Nuno faz a chamada e convence Jorge a abrir para um copo e para me mostrar o sistema de som. Jorge foi fotógrafo do Público e fotografou Sampaio e Soares. Ficamos na conversa longa.
Em casa, embriagado, escrevo lá fora por pouco tempo. O sino da igreja assinala a meia-hora a meio quilómetro, os cães ladram a quatrocentos metros e matam um porco a duzentos. Paro e descanso.
No dia seguinte sigo de barco até ao Corvo. Filmo o Caldeirão e questiono-me como é que a beleza aqui não tem fim. Os 500 habitantes da ilha não têm resposta para mim.

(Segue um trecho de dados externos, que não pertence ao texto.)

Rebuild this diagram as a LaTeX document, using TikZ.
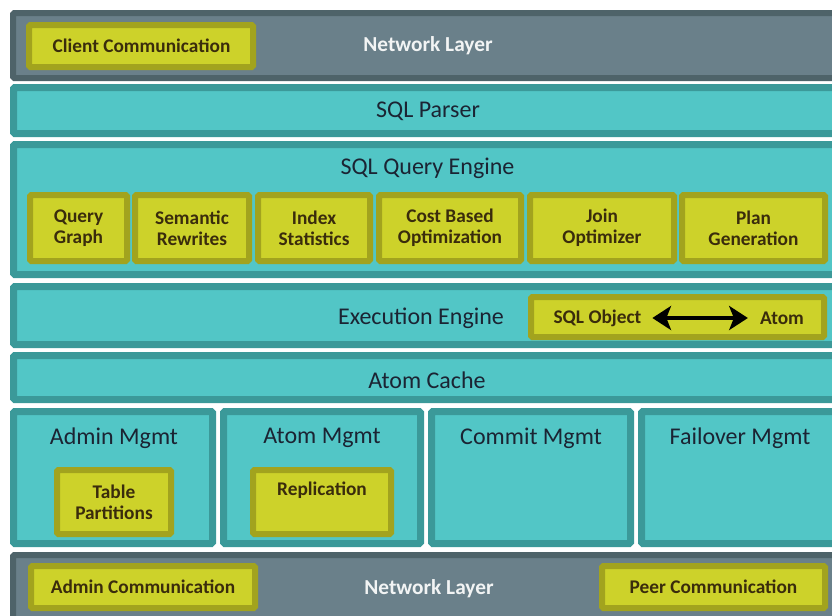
\documentclass[tikz,border=0pt]{standalone}
\usepackage{fontspec}
\setmainfont{Carlito}
\usetikzlibrary{fit,arrows.meta}
\definecolor{tealfill}{HTML}{52C6C6}
\definecolor{tealedge}{HTML}{3B9999}
\definecolor{slatefill}{HTML}{6A808A}
\definecolor{slateedge}{HTML}{4E6369}
\definecolor{yelfill}{HTML}{CDD22A}
\definecolor{yeledge}{HTML}{A2A31E}
\definecolor{maintext}{HTML}{1B2433}
\definecolor{subtext}{HTML}{3A2C0C}
\definecolor{nettext}{HTML}{F2F4F4}
\begin{document}
\begin{tikzpicture}[x=0.75pt,y=-0.75pt,
  layerbox/.style={draw=tealedge, fill=tealfill, line width=5.25pt, inner sep=0pt, outer sep=0pt, rounded corners=1pt},
  netbox/.style={draw=slateedge, fill=slatefill, line width=4.5pt, inner sep=0pt, outer sep=0pt, rounded corners=1pt},
  subbox/.style={draw=yeledge, fill=yelfill, line width=4.5pt, inner sep=0pt, outer sep=0pt, rounded corners=1pt},
  maintitle/.style={font=\fontsize{18pt}{21pt}\selectfont, text=maintext, inner sep=0pt},
  nettitle/.style={font=\fontsize{16pt}{19pt}\selectfont\bfseries, text=nettext, inner sep=0pt},
  subtitle/.style={font=\fontsize{14.5pt}{15.5pt}\selectfont\bfseries, text=subtext, inner sep=0pt, align=center},
  bigarrow/.style={line width=3.7pt, >={Stealth[length=14pt,width=18pt,inset=3.5pt]}, <->}
]
\useasboundingbox (0,0) rectangle (832,615);
\clip (0,0) rectangle (832,615);
\fill[white] (0,0) rectangle (832,615);

% top network layer
\node[netbox, fit={(13,13) (847,78)}] (net1) {};
\node[subbox, fit={(29,25) (253,67)}] (client) {};
\node[subtitle] (clienttxt) at (141.5,46) {Client Communication};
\node[nettitle] (net1txt) at (428,46) {Network Layer};

% SQL parser
\node[layerbox, fit={(13.5,87.5) (846.5,133.5)}] (parser) {};
\node[maintitle] (parsertxt) at (428,111) {SQL Parser};

% SQL query engine
\node[layerbox, fit={(13.5,144.5) (846.5,274.5)}] (qe) {};
\node[maintitle] (qetxt) at (427.5,168) {SQL Query Engine};
\node[subbox, fit={(30,195) (127,261)}] (qg) {};
\node[subtitle] (qgtxt) at (qg.center) {Query\\Graph};
\node[subbox, fit={(135,195) (249,261)}] (sr) {};
\node[subtitle] (srtxt) at (sr.center) {Semantic\\Rewrites};
\node[subbox, fit={(258,195) (370,261)}] (ist) {};
\node[subtitle] (isttxt) at (ist.center) {Index\\Statistics};
\node[subbox, fit={(379,195) (521,261)}] (cbo) {};
\node[subtitle] (cbotxt) at (cbo.center) {Cost Based\\Optimization};
\node[subbox, fit={(530,195) (674,261)}] (jo) {};
\node[subtitle] (jotxt) at (jo.center) {Join\\Optimizer};
\node[subbox, fit={(682,195) (825,261)}] (pg) {};
\node[subtitle] (pgtxt) at (pg.center) {Plan\\Generation};

% execution engine
\node[layerbox, fit={(13.5,286.5) (846.5,344.5)}] (exec) {};
\node[maintitle] (exectxt) at (421,318) {Execution Engine};
\node[subbox, fit={(531,297) (824,337)}] (sqlobj) {};
\node[subtitle] (sotxt) at (597.5,318) {SQL Object};
\node[subtitle] (atomtxt) at (782,318) {Atom};
\draw[bigarrow, shorten <=8pt, shorten >=9pt] (sotxt.east) -- (atomtxt.west);

% atom cache
\node[layerbox, fit={(13.5,355.5) (846.5,399.5)}] (cache) {};
\node[maintitle] (cachetxt) at (427,380) {Atom Cache};

% management row
\node[layerbox, fit={(13.5,411.5) (212.5,543.5)}] (admin) {};
\node[maintitle] (admintxt) at (114,438) {Admin Mgmt};
\node[subbox, fit={(57,470) (171,534)}] (tp) {};
\node[subtitle] (tptxt) at (114,502) {Table\\Partitions};

\node[layerbox, fit={(223.5,411.5) (420.5,543.5)}] (atomm) {};
\node[maintitle] (atommtxt) at (322,438) {Atom Mgmt};
\node[subbox, fit={(253,470) (391,534)}] (rep) {};
\node[subtitle] (reptxt) at (322,490) {Replication};

\node[layerbox, fit={(431.5,411.5) (630.5,543.5)}] (commit) {};
\node[maintitle] (committxt) at (531,438) {Commit Mgmt};

\node[layerbox, fit={(641.5,411.5) (846.5,543.5)}] (failover) {};
\node[maintitle] (failtxt) at (740,438) {Failover Mgmt};

% bottom network layer
\node[netbox, fit={(13,555) (847,637)}] (net2) {};
\node[subbox, fit={(31,566) (255,608)}] (admcomm) {};
\node[subtitle] (admcommtxt) at (admcomm.center) {Admin Communication};
\node[subbox, fit={(602,566) (825,608)}] (peer) {};
\node[subtitle] (peertxt) at (peer.center) {Peer Communication};
\node[nettitle] (net2txt) at (429,589) {Network Layer};
\end{tikzpicture}
\end{document}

Espero o barco enquanto escrevo num restaurante. Fumo cigarros atrás de cigarros porque a espera entre versos está-me a custar.
- Isso um dia prega-lhe uma partida - afirma Nunes, o dono do espaço, enquanto acende o seu. A vida a acontecer com as suas certezas incoerentes.
O barco deixa-me inteiro de novo nas Flores e regresso a casa para descanso.
No dia de voltar paro no Faial para me reunir com um editor de uma revista de poesia, entregar-lhe os versos sem querer saber mais deles. Ligo à M. para lhe agradecer o tempo e o espaço.
Voltarei a casa, de novo com vontade de partir.